After going up 2-0 in last year’s first-round matchup against the #1 seed Celtics, many believed the Bulls were on their way to pulling off an upset and it was in large part due to the play of Rondo who averaged a near triple-double (11.5ppg, 10.0apg, 8.5rpg) through the first 2 games of the series.

Unfortunately, Rondo would have to miss the rest of the series due to a fractured right thumb. His absence would allow the Bulls to win the next 4 games of the series and advance to the 2nd round of the playoffs.

This disappointing ending left more to be desired for and left many fans wondering how the series would’ve ended with a healthy Rondo on the floor.

Fast forward a year later and here we are in a similar situation. Rondo’s team without home court advantage? Check. Near triple-double in the first two games of the series? (11.0ppg, 13.0apg, 9.0rpg). Check. Going on the road and leaving an entire city questioning if their season is over? It all checks out. But this time, Rondo wouldn’t be held back by any injuries. He’d go on to play the next 2 games and outplay All-Star point guard Damian Lillard in every game of the series in convincing fashion.

In those 6 playoff games, Rondo’s teams are 6-0 and he’s averaging 11.3ppg, 12.2apg, 7.8rpg, 1.7spg on 46% shooting.

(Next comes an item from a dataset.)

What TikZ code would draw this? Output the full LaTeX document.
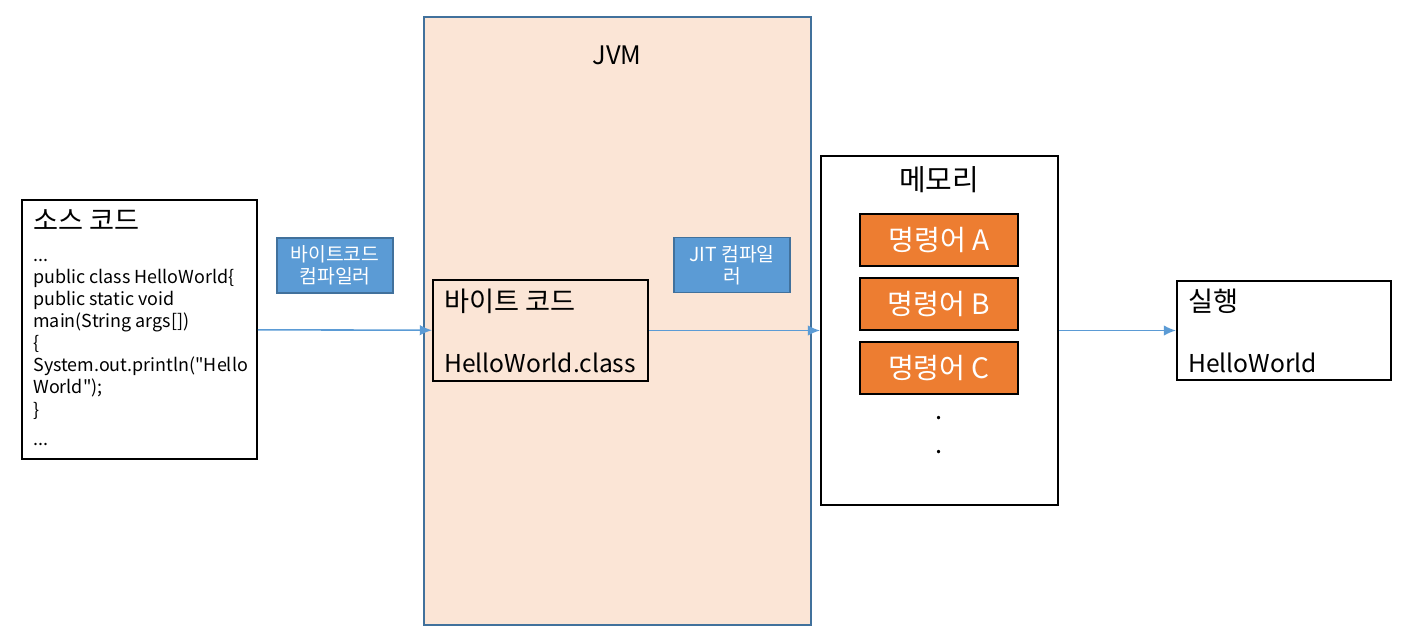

He’s as reliable as it comes to a playoff performer.
As for this series, Rondo has led both teams in assists in each game, even matching the Blazers assist total(17) as a team in game 1.

He’s orchestrated the Pelicans offense with classic Rondo passes reminiscent of his Celtic days. His ability to penetrate into the paint and deliver a pass right into the shooter’s pocket for open three’s, or drop a no-look pass down low for the easy 2 has made the rest of his teammate’s jobs that much more trouble-free.

His playmaking has allowed Jrue Holiday to take on a larger scoring load and play off the ball more frequently, and it’s worked wonders for the Pelicans’ offense. And let’s also not forget Rondo’s ability to play defense. The pairing of these two in the backcourt has caused all sorts of dilemmas for the Blazers’ backcourt who have coughed up a combined 25 turnovers with only 33 assists.

With Rondo’s high IQ and elite playmaking, the Pelicans have the 2nd best offensive-rating among all 16 playoff teams, just below the Warriors. He currently leads all players in total assists (53), and assists per game (13.2). His 17 assists in game 1, and 16 assists in game 4 are the most assists in a single game this post-season. He finished the series averaging 12.7 points, 12.3 assists, and 7.7 rebounds with a playoff career-best .546 true shooting percentage.

Rondo put the finishing touches on the series by turning in a 7 point, 7 rebound, 16 assists, 2 turnover performance in game 4.

Now, the man who’s earned the moniker “Playoff Rondo” sits and waits for the next victim to feel the wrath of his wicked playmaking and sniper accurate passes.